Художник вздохнул и принялся оттенять узоры на трико акробатки.
* * *
Портрет был закончен в воскресенье. Пока высыхало масло, Анж в сотый раз изучал композицию и не находил ошибок. Тени лежали именно там, где нужно, блики были легкими и насыщенными. Всё, как в жизни. Портрет Светланы стал венцом его творчества. Любой салон мог взять картину на выставку. Наверняка и коллекционеры не поскупятся в средствах, чтобы приобрести полотно. Мысль о продаже казалась Дежану кощунственной.
Глупо лгать себе, глупо тщиться надеждой, с горечью думал он. Я художник, но не чудотворец. Что бы мне ни сказали, что бы ни посоветовали, я останусь тем, кем был. Пусть удастся достигнуть совершенства в этом портрете – и что? Останется холст, и я вечно буду смотреть на него. Даже если с Санжаровым всё обойдется, в моей жизни не появится новый смысл.
Анж пожалел, что в ящике стола не лежит пистолет с одним патроном. Как легко бы всё решилось…

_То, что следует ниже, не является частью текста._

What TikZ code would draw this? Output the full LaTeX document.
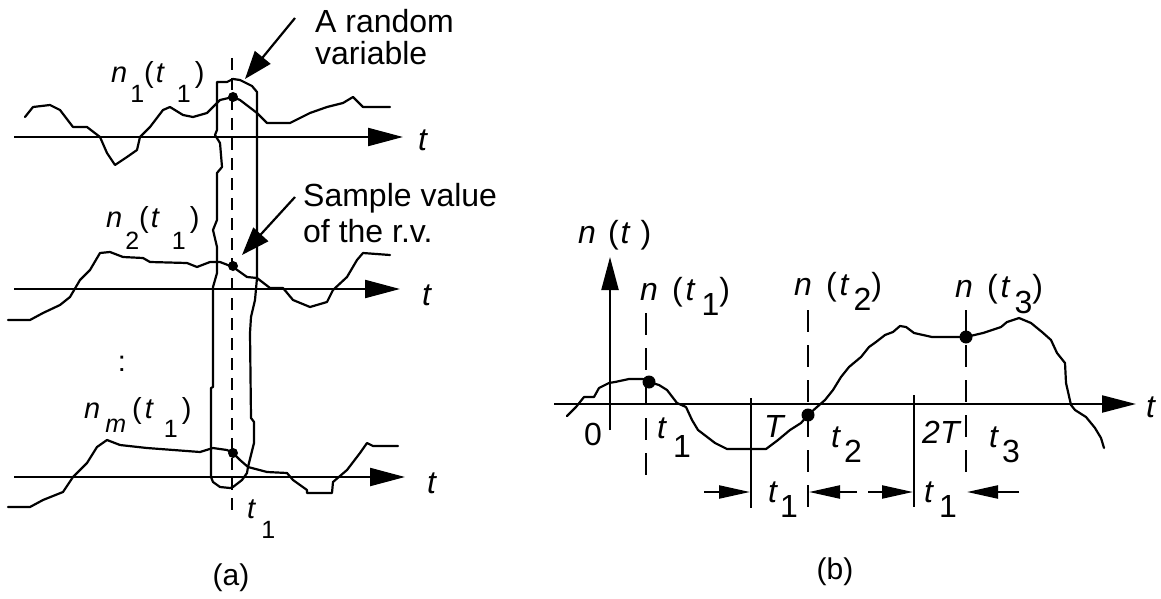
\documentclass[tikz,border=0pt]{standalone}
\usepackage{fontspec}
\setmainfont{Liberation Sans}
\usetikzlibrary{arrows.meta}
\newcommand{\lowr}[2]{\raisebox{-#1pt}{\fontsize{25}{30}\selectfont #2}}
\newcommand{\lowb}[2]{\raisebox{-#1pt}{#2}}
\begin{document}
\begin{tikzpicture}[x=1pt,y=-1pt,
  wave/.style={line width=2.2pt, line join=round, line cap=round},
  axisA/.style={line width=2.2pt, -{Triangle[length=35pt,width=18pt]}},
  axisB/.style={line width=2.2pt, -{Triangle[length=34pt,width=17pt]}},
  axisV/.style={line width=2.2pt, -{Triangle[length=33pt,width=17pt]}},
  dimarrow/.style={line width=2.2pt, -{Triangle[length=31pt,width=13pt]}},
  pointer/.style={line width=2.2pt, -{Triangle[length=28pt,width=20pt]}},
  dashA/.style={line width=2pt, dash pattern=on 12pt off 8pt},
  dashB/.style={line width=2pt, dash pattern=on 22pt off 13pt},
  tick/.style={line width=2pt},
  dot/.style={circle, fill, inner sep=0pt, minimum size=10pt},
  dotB/.style={circle, fill, inner sep=0pt, minimum size=13pt},
  lblA/.style={inner sep=0pt, anchor=base west, font=\fontsize{29}{34}\selectfont},
  lblB/.style={inner sep=0pt, anchor=base west, font=\fontsize{32}{38}\selectfont},
  note/.style={inner sep=0pt, anchor=base west, font=\fontsize{32}{38}\selectfont},
  caption/.style={inner sep=0pt, font=\fontsize{30}{36}\selectfont}
]
\useasboundingbox (0,0) rectangle (1161,599);

% ---------------- (a) ----------------
\coordinate (a1s) at (14,137); \coordinate (a1e) at (403,137);
\coordinate (a2s) at (14,289); \coordinate (a2e) at (400,289);
\coordinate (a3s) at (14,477); \coordinate (a3e) at (405,477);
\draw[axisA] (a1s) -- (a1e);
\draw[axisA] (a2s) -- (a2e);
\draw[axisA] (a3s) -- (a3e);

\draw[wave] (25,117) -- (33,107) -- (50,105) -- (60,110) -- (73,127) -- (87,127) -- (100,137) -- (107,153) -- (115,165) -- (127,157) -- (137,150) -- (140,137) -- (150,127) -- (163,110) -- (170,107) -- (183,115) -- (193,117) -- (207,113) -- (220,100) -- (233,97) -- (240,100) -- (257,113) -- (267,123) -- (290,123) -- (310,113) -- (327,107) -- (343,103) -- (353,97) -- (363,107) -- (390,107);
\draw[wave] (8,320) -- (30,320) -- (43,313) -- (60,305) -- (70,297) -- (80,280) -- (90,270) -- (100,253) -- (110,252) -- (123,257) -- (143,258) -- (150,262) -- (187,263) -- (197,267) -- (210,262) -- (220,262) -- (233,267) -- (247,277) -- (257,278) -- (270,288) -- (283,288) -- (293,300) -- (310,307) -- (327,302) -- (333,290) -- (347,277) -- (357,260) -- (363,253) -- (390,255);
\draw[wave] (8,507) -- (30,507) -- (43,500) -- (63,492) -- (73,477) -- (87,463) -- (97,447) -- (107,440) -- (120,445) -- (147,448) -- (200,452) -- (213,448) -- (227,450) -- (233,453) -- (240,460) -- (248,467) -- (267,472) -- (287,473) -- (293,480) -- (307,490) -- (307,493) -- (332,493) -- (333,482) -- (347,470) -- (360,453) -- (367,443) -- (373,446) -- (398,446);

\draw[wave] (217,82) -- (227,82) -- (233,79) -- (240,80) -- (246,83) -- (252,86) -- (257,92) -- (257,270) -- (257,278) -- (255,300) -- (251,317) -- (250,333) -- (251,418) -- (254,422) -- (254,443) -- (248,467) -- (247,473) -- (242,480) -- (233,487) -- (230,488) -- (220,487) -- (213,482) -- (211,477) -- (211,388) -- (213,387) -- (213,287) -- (217,273) -- (217,247) -- (213,230) -- (217,220) -- (217,173) -- (222,167) -- (220,143) -- (215,135) -- (217,130) -- cycle;

\coordinate (da1) at (232,58); \coordinate (da2) at (232,512);
\draw[dashA] (da1) -- (da2);

\node[dot] (p1) at (233,97) {};
\node[dot] (p2) at (233,266) {};
\node[dot] (pm) at (233,453) {};

\coordinate (rvtail) at (295,18); \coordinate (rvtip) at (245,79);
\coordinate (svtail) at (295,197); \coordinate (svtip) at (242,255);
\draw[pointer] (rvtail) -- (rvtip);
\draw[pointer] (svtail) -- (svtip);

\node[note] (rv1) at (315,33) {A random};
\node[note] (rv2) at (315,65) {variable};
\node[note] (sv1) at (303,206) {Sample value};
\node[note] (sv2) at (303,242) {of the r.v.};

\node[lblA] (n1) at (111,83) {\textit{n}\hspace{3pt}\lowr{20}{1}(\hspace{2pt}\textit{t}\hspace{12pt}\lowr{20}{1}\hspace{4pt})};
\node[lblA] (n2) at (106,227) {\textit{n}\hspace{3pt}\lowr{22}{2}(\hspace{2pt}\textit{t}\hspace{12pt}\lowr{22}{1}\hspace{4pt})};
\node[lblA] (nm) at (84,418) {\textit{n}\hspace{5pt}\lowr{14}{\textit{m}}\hspace{6pt}(\hspace{3pt}\textit{t}\hspace{10pt}\lowr{19}{1}\hspace{4pt})};
\node[lblA, anchor=center] (dots) at (122,364) {:};
\node[lblA] (t1a) at (247,518) {\textit{t}\hspace{5pt}\lowr{20}{1}};
\node[lblB] (ta1) at (418,150) {\textit{t}};
\node[lblB] (ta2) at (422,305) {\textit{t}};
\node[lblB] (ta3) at (427,493) {\textit{t}};
\node[caption] (capa) at (231,578) {(a)};

% ---------------- (b) ----------------
\coordinate (bxs) at (554,404); \coordinate (bxe) at (1136,404);
\coordinate (bys) at (610,430); \coordinate (bye) at (610,257);
\draw[axisB] (bxs) -- (bxe);
\draw[axisV] (bys) -- (bye);

\draw[wave] (567,416) -- (576,407) -- (584,397) -- (594,397) -- (599,388) -- (609,383) -- (615,382) -- (629,379) -- (643,379) -- (649,382) -- (659,385) -- (667,390) -- (677,403) -- (686,407) -- (692,420) -- (698,430) -- (715,443) -- (727,449) -- (766,449) -- (778,440) -- (790,430) -- (801,423) -- (808,415) -- (817,407) -- (825,400) -- (833,390) -- (841,377) -- (849,367) -- (861,357) -- (869,347) -- (876,342) -- (885,335) -- (893,332) -- (900,326) -- (906,327) -- (914,333) -- (932,337) -- (966,337) -- (983,333) -- (1001,327) -- (1007,322) -- (1019,318) -- (1031,323) -- (1042,332) -- (1051,340) -- (1057,353) -- (1065,363) -- (1066,383) -- (1071,405) -- (1075,410) -- (1086,417) -- (1095,428) -- (1101,438) -- (1104,448);

\coordinate (s1a) at (646,313); \coordinate (s1b) at (646,480);
\coordinate (s2a) at (808,310); \coordinate (s2b) at (808,508);
\coordinate (s3a) at (966,310); \coordinate (s3b) at (966,477);
\draw[dashB] (s1a) -- (s1b);
\draw[dashB] (s2a) -- (s2b);
\draw[dashB] (s3a) -- (s3b);

\coordinate (Ta) at (751,398); \coordinate (Tb) at (751,508);
\coordinate (TTa) at (914,395); \coordinate (TTb) at (914,507);
\draw[tick] (Ta) -- (Tb);
\draw[tick] (TTa) -- (TTb);

\node[dotB] (q1) at (649,382) {};
\node[dotB] (q2) at (808,415) {};
\node[dotB] (q3) at (966,337) {};

\coordinate (d1t) at (704,492); \coordinate (d1h) at (750,492);
\coordinate (d2t) at (857,492); \coordinate (d2h) at (809,492);
\coordinate (d3t) at (868,492); \coordinate (d3h) at (913,492);
\coordinate (d4t) at (1019,492); \coordinate (d4h) at (967,492);
\draw[dimarrow] (d1t) -- (d1h);
\draw[dimarrow] (d2t) -- (d2h);
\draw[dimarrow] (d3t) -- (d3h);
\draw[dimarrow] (d4t) -- (d4h);

\node[lblB] (nt) at (578,243) {\textit{n}\hspace{12pt}(\hspace{2pt}\textit{t}\hspace{10pt})};
\node[lblB] (nt1) at (640,300) {\textit{n}\hspace{14pt}(\hspace{3pt}\textit{t}\hspace{6pt}\lowb{15}{1})};
\node[lblB] (nt2) at (794,295) {\textit{n}\hspace{14pt}(\hspace{3pt}\textit{t}\hspace{4pt}\lowb{15}{2})};
\node[lblB] (nt3) at (955,297) {\textit{n}\hspace{14pt}(\hspace{3pt}\textit{t}\hspace{4pt}\lowb{16}{3})};
\node[lblB] (zero) at (584,445) {0};
\node[lblB] (tb1) at (657,438) {\textit{t}\hspace{6pt}\lowb{19}{1}};
\node[lblB] (lT) at (764,437) {\textit{T}};
\node[lblB] (tb2) at (831,447) {\textit{t}\hspace{3pt}\lowb{15}{2}};
\node[lblB] (l2T) at (922,443) {\textit{2T}};
\node[lblB] (tb3) at (989,447) {\textit{t}\hspace{3pt}\lowb{15}{3}};
\node[lblB] (dt1) at (768,502) {\textit{t}\hspace{2pt}\lowb{15}{1}};
\node[lblB] (dt2) at (924,502) {\textit{t}\hspace{5pt}\lowb{15}{1}};
\node[lblB] (tbx) at (1146,417) {\textit{t}};
\node[caption] (capb) at (835,572) {(b)};
\end{tikzpicture}
\end{document}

Но на холсте поблескивали луны и солнца, пялилась пустыми глазницами венецианская маска. А Светлана застенчиво улыбалась – только ему, одинокому и потерянному.
…Поскорей бы приехал де Селейран. Он привезет с собой тени прошлого, отголоски расцвета «Мулен Руж», увядшую ныне свежесть и задор восхитительной Ла Гулю, атмосферу «Мирлитона», эхо легких песенок Аристида Брюана, терпковатый запах дешевых духов Джейн Авриль, переставшей танцевать лет десять назад. Ненадолго ожили бы воспоминания о плакатах, написанных Тулуз-Лотреком для «Диван жапонне» Жана Сарразена, по-прежнему ярко полыхнул бы огненный оттенок волос Кармен Годен. А несравненная Иветт Гильбер до сих пор иногда поет романсы… Соприкоснуться с той восхитительной эпохой конца восьмидесятых!..

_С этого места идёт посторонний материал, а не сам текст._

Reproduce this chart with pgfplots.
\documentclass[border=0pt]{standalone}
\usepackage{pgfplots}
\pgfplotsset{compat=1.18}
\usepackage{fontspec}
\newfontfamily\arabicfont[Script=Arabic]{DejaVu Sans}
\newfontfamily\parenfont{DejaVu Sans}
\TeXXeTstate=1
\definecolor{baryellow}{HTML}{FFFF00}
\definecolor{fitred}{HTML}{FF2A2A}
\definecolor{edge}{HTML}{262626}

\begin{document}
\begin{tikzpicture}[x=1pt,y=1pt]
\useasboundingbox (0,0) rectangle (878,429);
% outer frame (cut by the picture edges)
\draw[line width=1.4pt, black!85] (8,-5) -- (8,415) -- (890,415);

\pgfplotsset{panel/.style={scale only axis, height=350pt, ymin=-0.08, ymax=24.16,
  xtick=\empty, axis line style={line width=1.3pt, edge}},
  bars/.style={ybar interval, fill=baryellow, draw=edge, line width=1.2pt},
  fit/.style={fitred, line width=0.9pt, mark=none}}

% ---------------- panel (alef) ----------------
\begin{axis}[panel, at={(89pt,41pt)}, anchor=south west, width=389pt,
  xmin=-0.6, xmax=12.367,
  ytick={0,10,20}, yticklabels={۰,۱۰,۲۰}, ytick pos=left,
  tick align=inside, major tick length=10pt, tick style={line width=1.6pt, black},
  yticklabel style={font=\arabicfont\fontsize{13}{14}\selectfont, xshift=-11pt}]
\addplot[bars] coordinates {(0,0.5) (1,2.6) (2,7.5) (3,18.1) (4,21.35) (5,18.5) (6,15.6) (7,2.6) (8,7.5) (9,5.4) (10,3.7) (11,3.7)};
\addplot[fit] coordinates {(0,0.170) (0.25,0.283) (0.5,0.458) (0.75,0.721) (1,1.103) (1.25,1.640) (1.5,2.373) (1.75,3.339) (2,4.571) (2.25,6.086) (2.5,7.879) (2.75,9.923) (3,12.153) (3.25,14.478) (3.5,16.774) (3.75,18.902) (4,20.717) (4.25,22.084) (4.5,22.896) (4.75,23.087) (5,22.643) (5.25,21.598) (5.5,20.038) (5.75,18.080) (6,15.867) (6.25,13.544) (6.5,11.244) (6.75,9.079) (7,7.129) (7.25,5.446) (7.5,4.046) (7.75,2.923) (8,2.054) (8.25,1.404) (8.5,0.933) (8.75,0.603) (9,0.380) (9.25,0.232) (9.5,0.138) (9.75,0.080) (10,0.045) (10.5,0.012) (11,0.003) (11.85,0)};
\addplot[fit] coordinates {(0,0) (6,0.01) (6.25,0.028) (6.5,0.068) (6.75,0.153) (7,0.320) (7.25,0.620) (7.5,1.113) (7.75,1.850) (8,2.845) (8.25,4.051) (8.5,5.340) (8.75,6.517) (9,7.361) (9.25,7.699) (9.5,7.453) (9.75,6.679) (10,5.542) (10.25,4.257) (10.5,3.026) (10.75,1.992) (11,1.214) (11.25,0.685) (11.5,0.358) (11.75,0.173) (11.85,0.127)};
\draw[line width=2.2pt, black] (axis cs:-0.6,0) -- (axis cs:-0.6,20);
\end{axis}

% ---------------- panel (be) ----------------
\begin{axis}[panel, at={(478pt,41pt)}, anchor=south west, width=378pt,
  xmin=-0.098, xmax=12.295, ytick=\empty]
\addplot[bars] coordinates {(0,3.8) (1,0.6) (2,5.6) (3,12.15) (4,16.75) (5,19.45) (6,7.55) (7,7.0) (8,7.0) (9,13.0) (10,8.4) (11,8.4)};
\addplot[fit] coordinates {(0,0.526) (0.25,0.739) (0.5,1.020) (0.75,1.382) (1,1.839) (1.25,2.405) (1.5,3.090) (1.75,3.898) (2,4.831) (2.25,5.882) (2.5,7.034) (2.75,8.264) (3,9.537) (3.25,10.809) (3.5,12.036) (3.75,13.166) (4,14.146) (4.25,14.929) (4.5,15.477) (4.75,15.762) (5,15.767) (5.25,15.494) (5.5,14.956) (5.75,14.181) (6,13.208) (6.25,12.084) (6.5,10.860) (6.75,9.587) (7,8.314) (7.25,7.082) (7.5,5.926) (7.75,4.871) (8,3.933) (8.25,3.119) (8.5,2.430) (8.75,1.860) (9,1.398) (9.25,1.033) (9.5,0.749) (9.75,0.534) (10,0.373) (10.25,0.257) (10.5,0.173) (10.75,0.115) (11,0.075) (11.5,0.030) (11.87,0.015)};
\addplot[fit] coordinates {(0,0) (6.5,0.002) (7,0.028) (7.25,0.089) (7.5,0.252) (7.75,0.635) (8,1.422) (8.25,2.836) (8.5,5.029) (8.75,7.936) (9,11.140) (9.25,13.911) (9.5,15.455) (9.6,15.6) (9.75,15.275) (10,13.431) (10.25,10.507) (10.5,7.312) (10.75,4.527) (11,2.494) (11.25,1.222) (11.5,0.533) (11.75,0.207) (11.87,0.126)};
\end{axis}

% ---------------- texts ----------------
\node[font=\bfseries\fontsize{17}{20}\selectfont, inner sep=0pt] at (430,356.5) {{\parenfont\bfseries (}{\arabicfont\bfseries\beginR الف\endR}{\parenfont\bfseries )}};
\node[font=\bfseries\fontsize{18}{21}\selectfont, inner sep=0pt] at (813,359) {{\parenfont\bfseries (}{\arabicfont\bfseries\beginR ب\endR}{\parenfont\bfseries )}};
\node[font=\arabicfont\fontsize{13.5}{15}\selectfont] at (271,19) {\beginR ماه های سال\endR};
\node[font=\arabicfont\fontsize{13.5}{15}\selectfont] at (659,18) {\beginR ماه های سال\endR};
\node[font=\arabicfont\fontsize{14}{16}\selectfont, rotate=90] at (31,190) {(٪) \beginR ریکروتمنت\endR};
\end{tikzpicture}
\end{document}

Ну, вот, упустил: на полях цилиндра Светланы должен быть желтоватый блик.
* * *
– …Теперь он живет здесь. Но сейчас слишком рано. Должно быть, мсье Дежан еще спит.
Двадцать второго декабря около шести часов утра по улице шли двое – статный молодой человек с черными глазами и крепкий, приземистый мужчина в зимнем плаще и сером кепи. Оба подрагивали от холода, но расходиться по домам явно не собирались.
– Мы сможем навестить его позже. Напомню, Пабло, что этот художник очень несчастен, – прошептал черноглазый.
– Я понимаю его, – вздохнул в ответ приземистый. – Ведь моя Ева тоже… Врачи говорят, ей уже недолго осталось.
Оба вышли под тусклый фонарь. Теперь любой обитатель здешних мест смог бы узнать Модильяни и Пикассо, забредших сюда после вечеринки в «Резвом Кролике».
– То, что ты рассказал, Моди, очень романтично, – икнув, пробормотал Пабло. – Похоже, мсье Дежан достойный человек. Я хочу посмотреть его картины.